There are some differences between UDIMMs and RDIMMs that are important in choosing the best options for memory performance. First, let’s talk about the differences between them. RDIMMs have a register on-board the DIMM (hence the name “registered” DIMM). The register/PLL is used to buffer the address and control lines and clocks only. Consequently, none of the data goes through the register /PLL on an RDIMM (PLL is Phase Locked Loop. On prior generations (DDR2), the Register - for buffer the address and control lines - and the PLL for generating extra copies of the clock were separate, but for DDR3 they are in a single part). There is about a one clock cycle delay through the register which means that with only one DIMM per channel, UDIMMs will have slightly less latency (better bandwidth). But when you go to 2 DIMMs per memory channel, due to the high electrical loading on the address and control lines, the memory controller use something called a “2T” or “2N” timing for UDIMMs. Consequently every command that normally takes a single clock cycle is stretched to two clock cycles to allow for settling time. Therefore, for two or more DIMMs per channel, RDIMMs will have lower latency and better bandwidth than UDIMMs.

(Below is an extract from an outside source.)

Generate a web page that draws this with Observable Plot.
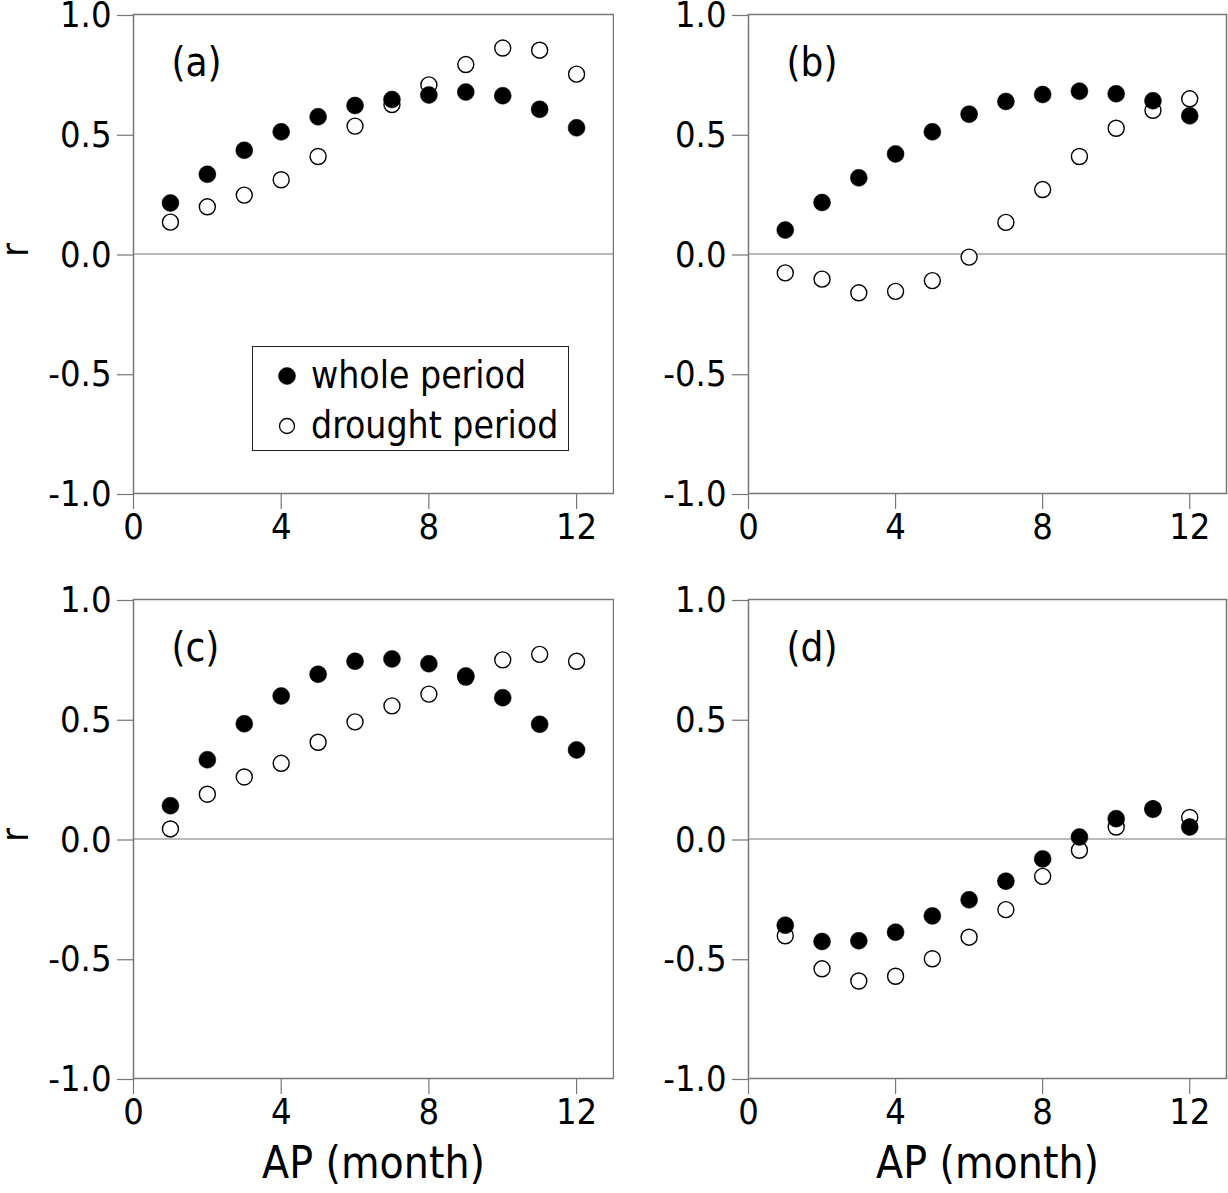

Based on guidance from Intel and internal testing, RDIMMs have better bandwidth when using more than one DIMM per memory channel (recall that Nehalem has up to 3 memory channels per socket). But, based on results from Intel, for a single DIMM per channel, UDIMMs produce approximately 0.5% better memory bandwidth than RDIMMs for the same processor frequency and memory frequency (and rank). For two DIMMs per channel, RDIMMs are about 8.7% faster than UDIMMs.

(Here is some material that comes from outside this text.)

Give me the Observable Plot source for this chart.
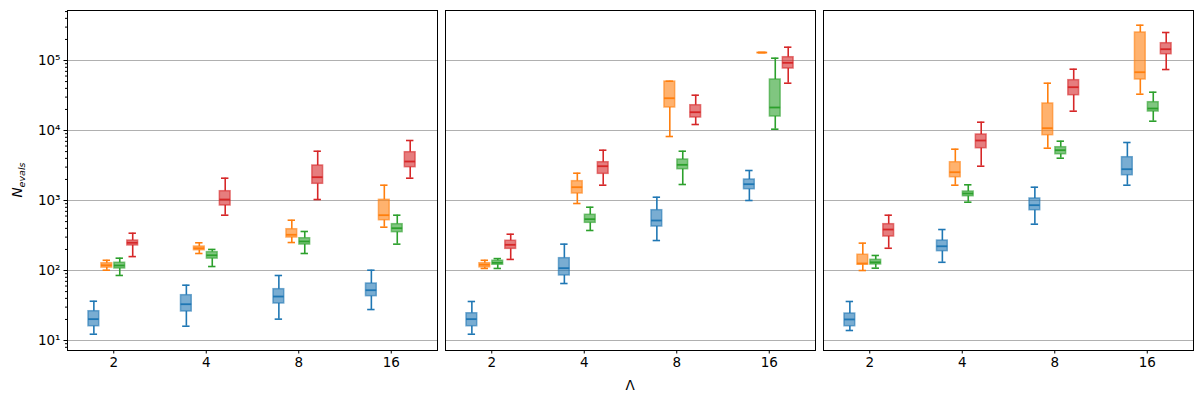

For the same capacity, RDIMMs will be require about 0.5 to 1.0W per DIMM more power due to the Register/PLL power. The reduction in memory controller power to drive the DIMMs on the channel is small in comparison to the RDIMM Register/PLL power adder.

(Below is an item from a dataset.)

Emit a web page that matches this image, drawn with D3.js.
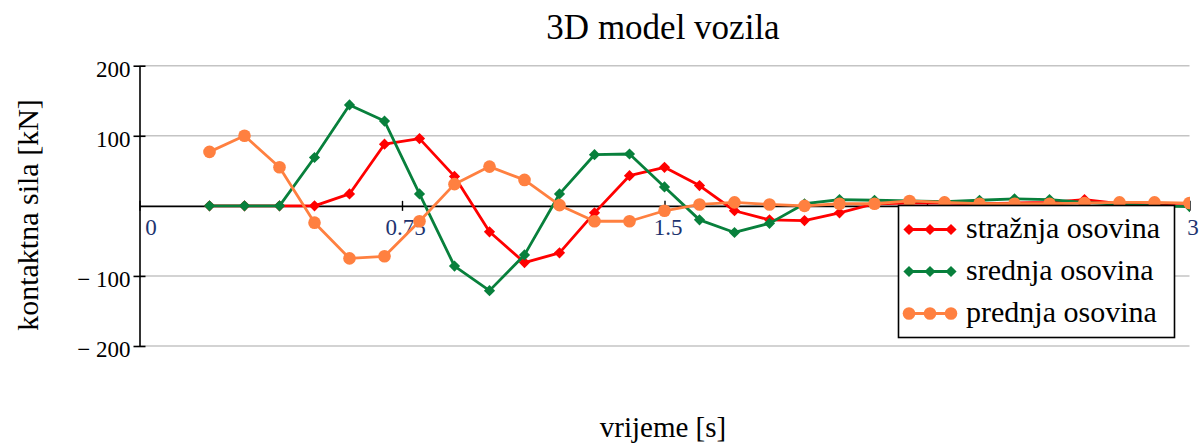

RDIMMs also provide an extra measure of RAS. They provide address/control parity detection at the Register/PLL such that if an address or control signal has an issue, the RDIMM will detect it and send a parity error signal back to the memory controller. It does not prevent data corruption on a write, but the system will know that it has occurred, whereas on UDIMMs, the same address/control issue would not be caught (at least not when the corruption occurs).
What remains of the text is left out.